By Lance Zierlein
May 14, 2012
There are different philosophies for different teams. It is clear that a study of two teams may unearth a great deal of differences in terms of the types of players that they would be looking for over the first two rounds thanks to these schematic differences.
However, over my years of covering the draft and talking to league personnel, I've found that many scouts and coaches have similar ideas of the physical or mental traits that they want from 1st round prospects from position to position. While the prioritizing of these traits may vary, here is a general idea of the most important trait/traits that teams will look for from each position.
Show me a short QB and I'll show you a QB who won't be taken in the first round. The fact that Drew Brees went with the first pick of the 2nd round after playing in a "system" at Purdue is quite shocking given the climate of today's NFL. Teams generally want their early round QBs to be at least 6'2 and to have enough size to them that they can hold up to the hits they will take in playing the position.
Arm strength may excite the general public, but teams want accuracy more than anything. The proliferation of spread offenses and simple, short throws have made it harder to gauge accuracy from college tape, but Senior Bowl practices, the Combine and Pro Day workouts have helped teams get a better feel for those QBs. There are obviously times when athleticism and potential will win out as was the case with Jake Locker going in the first ten picks in 2011.
Overrated Trait: College productivity
It goes without saying that there is a size dynamic at play for each of the positions that will be listed, but unlike the other positions, height is much less important than weight for RBs. Teams are looking for backs who are well-proportioned and who have the type of build that can take an NFL hit. While different backs carry weight differently, it is safe to say that most teams would prefer their first round backs to be 205 pounds or more.

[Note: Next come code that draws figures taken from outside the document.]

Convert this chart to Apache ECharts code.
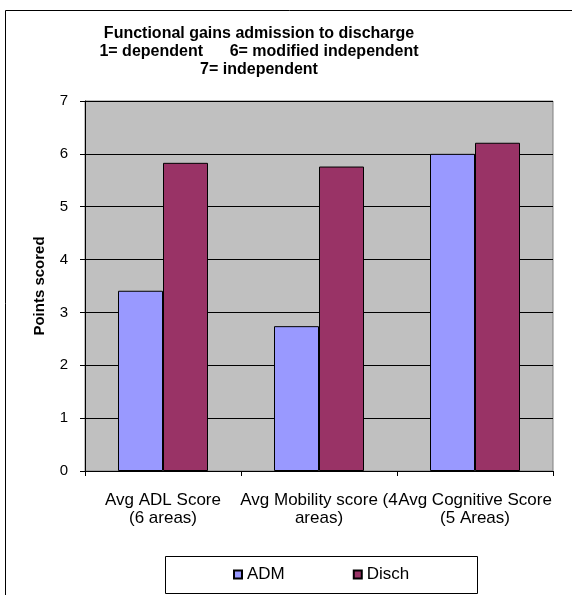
<!DOCTYPE html>
<html>
<head>
<meta charset="utf-8">
<script src="https://cdn.jsdelivr.net/npm/echarts@6/dist/echarts.min.js"></script>
<style>
html,body{margin:0;padding:0;background:#fff;}
#c{width:572px;height:595px;}
</style>
</head>
<body>
<div id="c"></div>
<script>
const categories = ['Avg ADL Score\n(6 areas)', 'Avg Mobility score (4\nareas)', 'Avg Cognitive Score\n(5 Areas)'];
const admValues = [3.41, 2.74, 6.0];
const dischValues = [5.83, 5.76, 6.21];
const yTicks = [0, 1, 2, 3, 4, 5, 6, 7];
const titleText = 'Functional gains admission to discharge\n1= dependent      6= modified independent\n7= independent';

const FONT = 'Arial, "Liberation Sans", sans-serif';
const chart = echarts.init(document.getElementById('c'), null, {renderer: 'canvas'});
chart.setOption({
  backgroundColor: '#fff',
  animation: false,
  title: {
    text: titleText,
    left: 254, top: 20, textAlign: 'center',
    textStyle: {fontFamily: FONT, fontSize: 16, fontWeight: 'bold', color: '#000', lineHeight: 18}
  },
  graphic: [
    {type: 'rect', shape: {x: 5.5, y: 10.5, width: 700, height: 700}, style: {fill: 'none', stroke: '#000', lineWidth: 1}, z: 0},
    {type: 'rect', shape: {x: 165.5, y: 556.5, width: 312, height: 37}, style: {fill: '#fff', stroke: '#000', lineWidth: 1}, z: 1}
  ],
  legend: {
    data: ['ADM', 'Disch'],
    left: 228, top: 561,
    itemWidth: 8, itemHeight: 8, itemGap: 68,
    icon: 'rect',
    textStyle: {fontFamily: FONT, fontSize: 17, color: '#000'},
    z: 5
  },
  grid: {
    left: 85, right: 19, top: 101, bottom: 124,
    show: true, backgroundColor: '#c0c0c0', borderColor: '#808080', borderWidth: 1
  },
  xAxis: {
    type: 'category', data: categories,
    axisLine: {lineStyle: {color: '#000', width: 1}},
    axisTick: {show: true, length: 5, alignWithLabel: false, lineStyle: {color: '#000'}},
    axisLabel: {interval: 0, margin: 20, fontFamily: FONT, fontSize: 17, lineHeight: 18, color: '#000'}
  },
  yAxis: {
    type: 'value', min: yTicks[0], max: yTicks[yTicks.length - 1], interval: 1,
    name: 'Points scored', nameLocation: 'middle', nameRotate: 90, nameGap: 38,
    nameTextStyle: {fontFamily: FONT, fontSize: 15, fontWeight: 'bold', color: '#000'},
    axisLine: {show: true, lineStyle: {color: '#000', width: 1}},
    axisTick: {show: true, length: 5, lineStyle: {color: '#000'}},
    axisLabel: {margin: 17, fontFamily: FONT, fontSize: 15, color: '#000'},
    splitLine: {show: true, lineStyle: {color: '#000', width: 1}}
  },
  series: [
    {name: 'ADM', type: 'bar', data: admValues, barWidth: 45, barGap: '0%',
     itemStyle: {color: '#9999ff', borderColor: '#000', borderWidth: 1}},
    {name: 'Disch', type: 'bar', data: dischValues, barWidth: 45, barGap: '0%',
     itemStyle: {color: '#993366', borderColor: '#000', borderWidth: 1}}
  ]
});
</script>
</body>
</html>
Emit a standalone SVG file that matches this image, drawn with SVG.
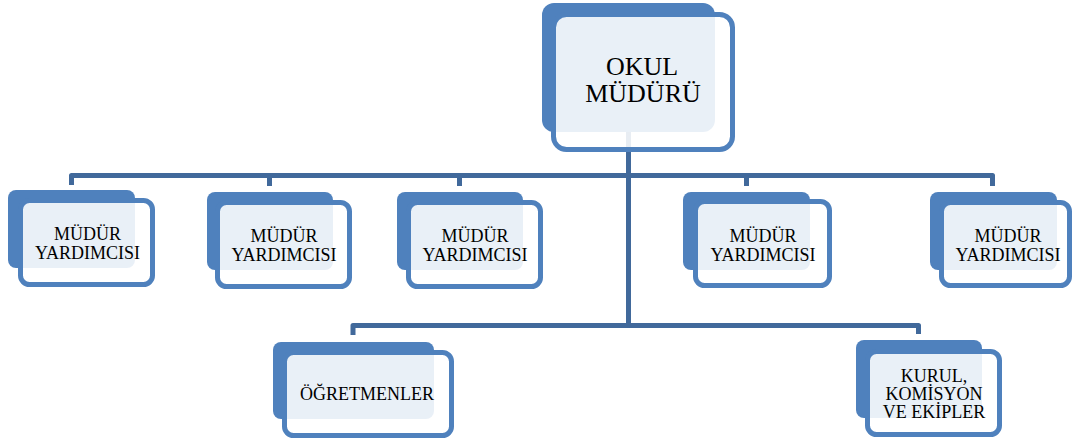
<svg xmlns="http://www.w3.org/2000/svg" width="1074" height="441" viewBox="0 0 1074 441">
<defs>
<style>
.back{fill:#4f81bd;}
.front{fill:#ffffff;fill-opacity:0.88;stroke:#4f81bd;stroke-width:5;}
.conn{fill:none;stroke:#41699b;stroke-width:5;stroke-linejoin:round;}
.t{font-family:"Liberation Serif","Times New Roman",serif;font-size:18px;fill:#000;text-anchor:middle;}
.tb{font-family:"Liberation Serif","Times New Roman",serif;font-size:26px;fill:#000;text-anchor:middle;}
</style>
</defs>
<rect width="1074" height="441" fill="#ffffff"/>
<g id="connectors">
<path class="conn" d="M628.5,132 V325.5"/>
<path class="conn" d="M71.5,185 V175.5 H992.5 V186"/>
<path class="conn" d="M269.5,175.5 V186"/>
<path class="conn" d="M459.5,175.5 V186"/>
<path class="conn" d="M746.5,175.5 V186"/>
<path class="conn" d="M353,335 V325.5 H918.5 V334"/>
</g>
<g id="okul-muduru">
<rect class="back" x="542" y="3" width="173" height="129" rx="12"/>
<rect class="front" x="553.5" y="14.5" width="179" height="135" rx="13"/>
<text class="tb" x="642" y="75">OKUL</text>
<text class="tb" x="643" y="102">MÜDÜRÜ</text>
</g>
<g id="mudur-yardimcisi-1">
<rect class="back" x="8" y="190" width="127" height="78" rx="8"/>
<rect class="front" x="20.5" y="200.5" width="132" height="84" rx="9"/>
<text class="t" x="87.5" y="240">MÜDÜR</text>
<text class="t" x="87.5" y="259">YARDIMCISI</text>
</g>
<g id="mudur-yardimcisi-2">
<rect class="back" x="207" y="192" width="126" height="78" rx="8"/>
<rect class="front" x="217.5" y="202.5" width="132" height="84" rx="9"/>
<text class="t" x="284" y="241.5">MÜDÜR</text>
<text class="t" x="284" y="260.5">YARDIMCISI</text>
</g>
<g id="mudur-yardimcisi-3">
<rect class="back" x="397" y="192" width="126" height="78" rx="8"/>
<rect class="front" x="408.5" y="202.5" width="132" height="84" rx="9"/>
<text class="t" x="475" y="241.5">MÜDÜR</text>
<text class="t" x="475" y="260.5">YARDIMCISI</text>
</g>
<g id="mudur-yardimcisi-4">
<rect class="back" x="683" y="192" width="127" height="78" rx="8"/>
<rect class="front" x="695.5" y="201.5" width="134" height="84" rx="9"/>
<text class="t" x="763" y="241.5">MÜDÜR</text>
<text class="t" x="763" y="260.5">YARDIMCISI</text>
</g>
<g id="mudur-yardimcisi-5">
<rect class="back" x="930" y="192" width="127" height="78" rx="8"/>
<rect class="front" x="941.5" y="202.5" width="128" height="83" rx="9"/>
<text class="t" x="1008" y="241.5">MÜDÜR</text>
<text class="t" x="1008" y="260.5">YARDIMCISI</text>
</g>
<g id="ogretmenler">
<rect class="back" x="273" y="342" width="161" height="77" rx="8"/>
<rect class="front" x="284.5" y="352.5" width="167" height="83" rx="9"/>
<text class="t" x="367" y="400">ÖĞRETMENLER</text>
</g>
<g id="kurul-komisyon-ekipler">
<rect class="back" x="856" y="340" width="126" height="78" rx="8"/>
<rect class="front" x="867.5" y="351.5" width="132" height="83" rx="9"/>
<text class="t" x="934" y="381.5">KURUL,</text>
<text class="t" x="934" y="399.5">KOMİSYON</text>
<text class="t" x="934" y="417.5">VE EKİPLER</text>
</g>
</svg>
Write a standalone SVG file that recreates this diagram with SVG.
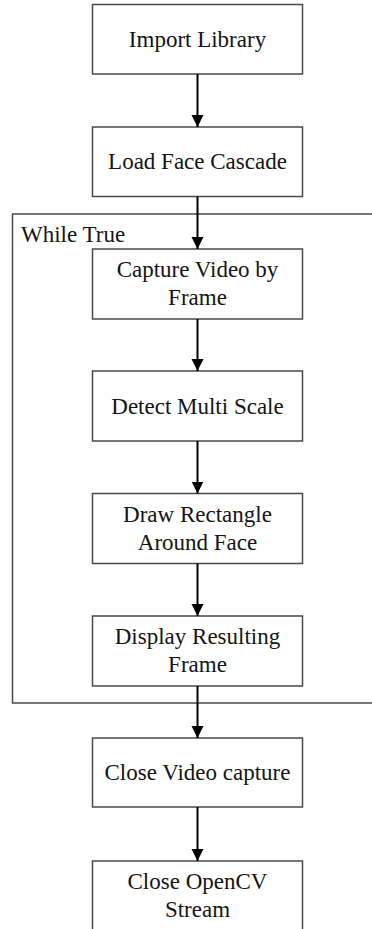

Tongues wag at the combine over 40 yard dash times, but NFL teams care much less about long speed than they do about bursts of quickness from 5 to 15 yards. The ability to hit top speed quickly can be the difference between turning the corner or getting dragged down for no gain. Similarly, running lanes close down quickly and runners with burst can get through those holes and into the second level as opposed to plodders.
Overrated Trait: Workhorse potential
Teams have differing philosophies regarding wide receivers. Some teams like the Packers and Saints believe that the QB dictates the success of the passing game and that drafting a wide receiver in the first round might not make much sense from a value standpoint. There are other teams who believe that you strive to find a true #1 WR and then fill-in with talent around them.
Regardless of team philosophy, they all prefer the old, reliable "size/speed" for their top two spots. Granted, not all WRs will fall into the size or the speed category, but that is what teams want in the first round. WRs with height have huge advantages down the field in one on one matchups against smaller CBs. And while it may seem like a given, teams take drops very seriously. An inability to catch the ball consistently or with the right technique is grounds for dropping a prospect by at least a round in some instances.
Overrated Trait: Route-running
Quick feet are the rage when it comes to amateur evaluators (including those you see on television) and their discussion of offensive tackles, but what too many of them miss is how to properly evaluate and prioritize functional strength. It is one thing to get bull-rushed due to a lack of technique, but it is quite another for a tackle to get consistently walked back into his own backfield because he lacks the functional strength to battle with the player in front of him. Tackles who lack foot quickness can get help in the form of a chipping RB, but tackles who lack strength have to have the entire protection changed too often to help them out.
Offensive tackles are getting taller and taller which means that their centers of gravity are getting higher. Maintaining proper balance is much easier for tackles with good flexibility who can bend and create a slightly lower, more powerful center of gravity. Flexibility is also important as it helps tackles (and guards) coil up and fire out with lower pad level and with more explosion in the running game.